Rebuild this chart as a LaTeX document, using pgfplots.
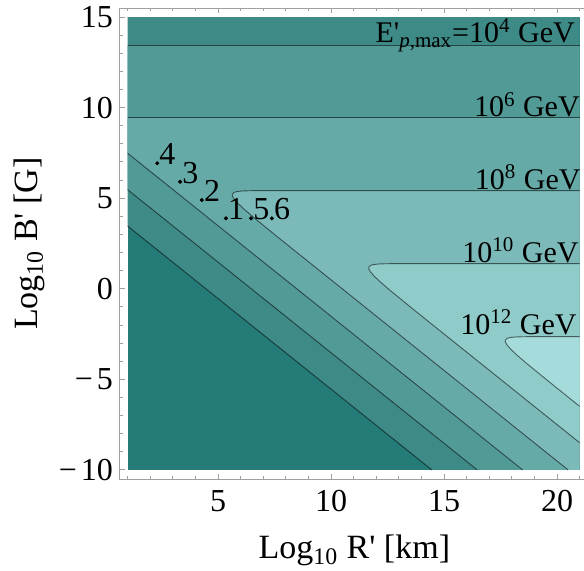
\documentclass[border=0pt]{standalone}
\usepackage{fontspec}
\setmainfont{Liberation Serif}
\usepackage{pgfplots}
\pgfplotsset{compat=1.18}
\definecolor{c0}{HTML}{247B78}
\definecolor{c1}{HTML}{3D8A86}
\definecolor{c2}{HTML}{529A96}
\definecolor{c3}{HTML}{66AAA7}
\definecolor{c4}{HTML}{7BBAB8}
\definecolor{c5}{HTML}{8FCBC9}
\definecolor{c6}{HTML}{A5DCDB}
\definecolor{frame}{HTML}{A0A0A0}
\newcommand{\fs}{\fontsize{15}{18}\selectfont}
\newcommand{\ft}{\fontsize{16}{19}\selectfont}
\newcommand{\fl}{\fontsize{17}{20}\selectfont}
\newcommand{\pr}{\textquotesingle}
\begin{document}
\begin{tikzpicture}
\begin{axis}[
  scale only axis, width=234.36pt, height=235.5pt,
  xmin=0.66, xmax=21.4, ymin=-10.5, ymax=15.5,
  axis line style={draw=frame, line width=0.5pt},
  ytick pos=left,
  xtick={5,10,15,20}, minor xtick={1,...,21},
  ytick={-10,-5,...,15}, minor ytick={-10,...,15},
  yticklabels={−\kern2pt10,−\kern2pt5,0,5,10,15},
  tick style={draw=frame, line width=0.5pt},
  major tick length=2.5pt, minor tick length=1.6pt,
  tick align=inside,
  ticklabel style={font=\ft},
  xticklabel style={yshift=-2pt},
  /pgf/number format/assume math mode=true,
  xlabel={Log\textsubscript{10} R\pr{} [km]},
  ylabel={Log\textsubscript{10} B\pr{} [G]},
  label style={font=\fl},
  xlabel style={yshift=-5pt},
  axis on top, clip=false,
]
% filled bands
\addplot[fill=c0, draw=none] coordinates {(1,-10) (21,-10) (21,15) (1,15)};
\addplot[fill=c1, draw=none] coordinates {(1,3.46) (1,15) (21,15) (21,-10) (14.46,-10)};
\addplot[fill=c2, draw=none] coordinates {(1,5.47) (1,13.45) (21,13.45) (21,-10) (16.47,-10)};
\addplot[fill=c3, draw=none] coordinates {(1,7.48) (1,9.44) (21,9.44) (21,-10) (18.48,-10)};
\addplot[fill=c4, draw=none] coordinates {(20.49,-10) (7.574,2.92) (6.593,3.92) (6.127,4.42) (5.873,4.72) (5.698,4.97) (5.632,5.12) (5.626,5.22) (5.703,5.32) (5.84,5.37) (6.07,5.40) (6.45,5.415) (6.91,5.419) (7.57,5.42) (21,5.42) (21,-10)};
\addplot[fill=c5, draw=none] coordinates {(21,-8.5) (13.614,-1.11) (12.633,-0.11) (12.167,0.39) (11.913,0.69) (11.738,0.94) (11.672,1.09) (11.666,1.19) (11.743,1.29) (11.88,1.34) (12.11,1.37) (12.49,1.385) (12.95,1.389) (13.61,1.39) (21,1.39)};
\addplot[fill=c6, draw=none] coordinates {(21,-6.49) (19.654,-5.14) (18.673,-4.14) (18.207,-3.64) (17.953,-3.34) (17.778,-3.09) (17.712,-2.94) (17.706,-2.84) (17.783,-2.74) (17.92,-2.69) (18.15,-2.66) (18.53,-2.645) (18.99,-2.641) (19.65,-2.64) (21,-2.64)};
% contour lines
\pgfplotsset{cline/.style={draw=black, draw opacity=0.55, line width=0.45pt, mark=none}}
\addplot[cline] coordinates {(1,3.46) (14.46,-10)};
\addplot[cline] coordinates {(1,5.47) (16.47,-10)};
\addplot[cline] coordinates {(1,13.45) (21,13.45)};
\addplot[cline] coordinates {(1,7.48) (18.48,-10)};
\addplot[cline] coordinates {(1,9.44) (21,9.44)};
\addplot[cline] coordinates {(20.49,-10) (7.574,2.92) (6.593,3.92) (6.127,4.42) (5.873,4.72) (5.698,4.97) (5.632,5.12) (5.626,5.22) (5.703,5.32) (5.84,5.37) (6.07,5.40) (6.45,5.415) (6.91,5.419) (7.57,5.42) (21,5.42)};
\addplot[cline] coordinates {(21,-8.5) (13.614,-1.11) (12.633,-0.11) (12.167,0.39) (11.913,0.69) (11.738,0.94) (11.672,1.09) (11.666,1.19) (11.743,1.29) (11.88,1.34) (12.11,1.37) (12.49,1.385) (12.95,1.389) (13.61,1.39) (21,1.39)};
\addplot[cline] coordinates {(21,-6.49) (19.654,-5.14) (18.673,-4.14) (18.207,-3.64) (17.953,-3.34) (17.778,-3.09) (17.712,-2.94) (17.706,-2.84) (17.783,-2.74) (17.92,-2.69) (18.15,-2.66) (18.53,-2.645) (18.99,-2.641) (19.65,-2.64) (21,-2.64)};
% labelled points
\addplot[only marks, mark=*, mark size=0.8pt, black, point meta=explicit symbolic,
  nodes near coords,
  every node near coord/.append style={anchor=base west, inner sep=0pt, xshift=0.9pt, yshift=-0.8pt, font=\ft, text=black}]
  table[meta=lab] {
x y lab
2.31 6.93 4
3.32 5.91 3
4.28 4.90 2
5.35 3.89 1
6.46 3.89 5
7.38 3.89 6
};
% contour labels
\node[anchor=base east, inner sep=0pt, font=\fs] at (axis cs:20.8,13.57) {E\pr\textsubscript{\textit{p},max}=10\textsuperscript{4} GeV};
\node[anchor=base east, inner sep=0pt, font=\fs] at (axis cs:21.02,9.5) {10\textsuperscript{6} GeV};
\node[anchor=base east, inner sep=0pt, font=\fs] at (axis cs:21.06,5.5) {10\textsuperscript{8} GeV};
\node[anchor=base east, inner sep=0pt, font=\fs] at (axis cs:20.97,1.47) {10\textsuperscript{10} GeV};
\node[anchor=base east, inner sep=0pt, font=\fs] at (axis cs:20.88,-2.52) {10\textsuperscript{12} GeV};
\end{axis}
\pgfresetboundingbox
\path[use as bounding box] ([xshift=-60pt,yshift=-45.5pt]current axis.south west) rectangle ([xshift=232pt,yshift=239.5pt]current axis.south west);
\end{tikzpicture}
\end{document}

⁂

> Work to complete:
Write out again every line above exactly as given; the pictures do not belong in the copy.

> Solution for this problem:
Rebuild this chart as a LaTeX document, using pgfplots.
\documentclass[border=0pt]{standalone}
\usepackage{fontspec}
\setmainfont{Liberation Serif}
\usepackage{pgfplots}
\pgfplotsset{compat=1.18}
\definecolor{c0}{HTML}{247B78}
\definecolor{c1}{HTML}{3D8A86}
\definecolor{c2}{HTML}{529A96}
\definecolor{c3}{HTML}{66AAA7}
\definecolor{c4}{HTML}{7BBAB8}
\definecolor{c5}{HTML}{8FCBC9}
\definecolor{c6}{HTML}{A5DCDB}
\definecolor{frame}{HTML}{A0A0A0}
\newcommand{\fs}{\fontsize{15}{18}\selectfont}
\newcommand{\ft}{\fontsize{16}{19}\selectfont}
\newcommand{\fl}{\fontsize{17}{20}\selectfont}
\newcommand{\pr}{\textquotesingle}
\begin{document}
\begin{tikzpicture}
\begin{axis}[
  scale only axis, width=234.36pt, height=235.5pt,
  xmin=0.66, xmax=21.4, ymin=-10.5, ymax=15.5,
  axis line style={draw=frame, line width=0.5pt},
  ytick pos=left,
  xtick={5,10,15,20}, minor xtick={1,...,21},
  ytick={-10,-5,...,15}, minor ytick={-10,...,15},
  yticklabels={−\kern2pt10,−\kern2pt5,0,5,10,15},
  tick style={draw=frame, line width=0.5pt},
  major tick length=2.5pt, minor tick length=1.6pt,
  tick align=inside,
  ticklabel style={font=\ft},
  xticklabel style={yshift=-2pt},
  /pgf/number format/assume math mode=true,
  xlabel={Log\textsubscript{10} R\pr{} [km]},
  ylabel={Log\textsubscript{10} B\pr{} [G]},
  label style={font=\fl},
  xlabel style={yshift=-5pt},
  axis on top, clip=false,
]
% filled bands
\addplot[fill=c0, draw=none] coordinates {(1,-10) (21,-10) (21,15) (1,15)};
\addplot[fill=c1, draw=none] coordinates {(1,3.46) (1,15) (21,15) (21,-10) (14.46,-10)};
\addplot[fill=c2, draw=none] coordinates {(1,5.47) (1,13.45) (21,13.45) (21,-10) (16.47,-10)};
\addplot[fill=c3, draw=none] coordinates {(1,7.48) (1,9.44) (21,9.44) (21,-10) (18.48,-10)};
\addplot[fill=c4, draw=none] coordinates {(20.49,-10) (7.574,2.92) (6.593,3.92) (6.127,4.42) (5.873,4.72) (5.698,4.97) (5.632,5.12) (5.626,5.22) (5.703,5.32) (5.84,5.37) (6.07,5.40) (6.45,5.415) (6.91,5.419) (7.57,5.42) (21,5.42) (21,-10)};
\addplot[fill=c5, draw=none] coordinates {(21,-8.5) (13.614,-1.11) (12.633,-0.11) (12.167,0.39) (11.913,0.69) (11.738,0.94) (11.672,1.09) (11.666,1.19) (11.743,1.29) (11.88,1.34) (12.11,1.37) (12.49,1.385) (12.95,1.389) (13.61,1.39) (21,1.39)};
\addplot[fill=c6, draw=none] coordinates {(21,-6.49) (19.654,-5.14) (18.673,-4.14) (18.207,-3.64) (17.953,-3.34) (17.778,-3.09) (17.712,-2.94) (17.706,-2.84) (17.783,-2.74) (17.92,-2.69) (18.15,-2.66) (18.53,-2.645) (18.99,-2.641) (19.65,-2.64) (21,-2.64)};
% contour lines
\pgfplotsset{cline/.style={draw=black, draw opacity=0.55, line width=0.45pt, mark=none}}
\addplot[cline] coordinates {(1,3.46) (14.46,-10)};
\addplot[cline] coordinates {(1,5.47) (16.47,-10)};
\addplot[cline] coordinates {(1,13.45) (21,13.45)};
\addplot[cline] coordinates {(1,7.48) (18.48,-10)};
\addplot[cline] coordinates {(1,9.44) (21,9.44)};
\addplot[cline] coordinates {(20.49,-10) (7.574,2.92) (6.593,3.92) (6.127,4.42) (5.873,4.72) (5.698,4.97) (5.632,5.12) (5.626,5.22) (5.703,5.32) (5.84,5.37) (6.07,5.40) (6.45,5.415) (6.91,5.419) (7.57,5.42) (21,5.42)};
\addplot[cline] coordinates {(21,-8.5) (13.614,-1.11) (12.633,-0.11) (12.167,0.39) (11.913,0.69) (11.738,0.94) (11.672,1.09) (11.666,1.19) (11.743,1.29) (11.88,1.34) (12.11,1.37) (12.49,1.385) (12.95,1.389) (13.61,1.39) (21,1.39)};
\addplot[cline] coordinates {(21,-6.49) (19.654,-5.14) (18.673,-4.14) (18.207,-3.64) (17.953,-3.34) (17.778,-3.09) (17.712,-2.94) (17.706,-2.84) (17.783,-2.74) (17.92,-2.69) (18.15,-2.66) (18.53,-2.645) (18.99,-2.641) (19.65,-2.64) (21,-2.64)};
% labelled points
\addplot[only marks, mark=*, mark size=0.8pt, black, point meta=explicit symbolic,
  nodes near coords,
  every node near coord/.append style={anchor=base west, inner sep=0pt, xshift=0.9pt, yshift=-0.8pt, font=\ft, text=black}]
  table[meta=lab] {
x y lab
2.31 6.93 4
3.32 5.91 3
4.28 4.90 2
5.35 3.89 1
6.46 3.89 5
7.38 3.89 6
};
% contour labels
\node[anchor=base east, inner sep=0pt, font=\fs] at (axis cs:20.8,13.57) {E\pr\textsubscript{\textit{p},max}=10\textsuperscript{4} GeV};
\node[anchor=base east, inner sep=0pt, font=\fs] at (axis cs:21.02,9.5) {10\textsuperscript{6} GeV};
\node[anchor=base east, inner sep=0pt, font=\fs] at (axis cs:21.06,5.5) {10\textsuperscript{8} GeV};
\node[anchor=base east, inner sep=0pt, font=\fs] at (axis cs:20.97,1.47) {10\textsuperscript{10} GeV};
\node[anchor=base east, inner sep=0pt, font=\fs] at (axis cs:20.88,-2.52) {10\textsuperscript{12} GeV};
\end{axis}
\pgfresetboundingbox
\path[use as bounding box] ([xshift=-60pt,yshift=-45.5pt]current axis.south west) rectangle ([xshift=232pt,yshift=239.5pt]current axis.south west);
\end{tikzpicture}
\end{document}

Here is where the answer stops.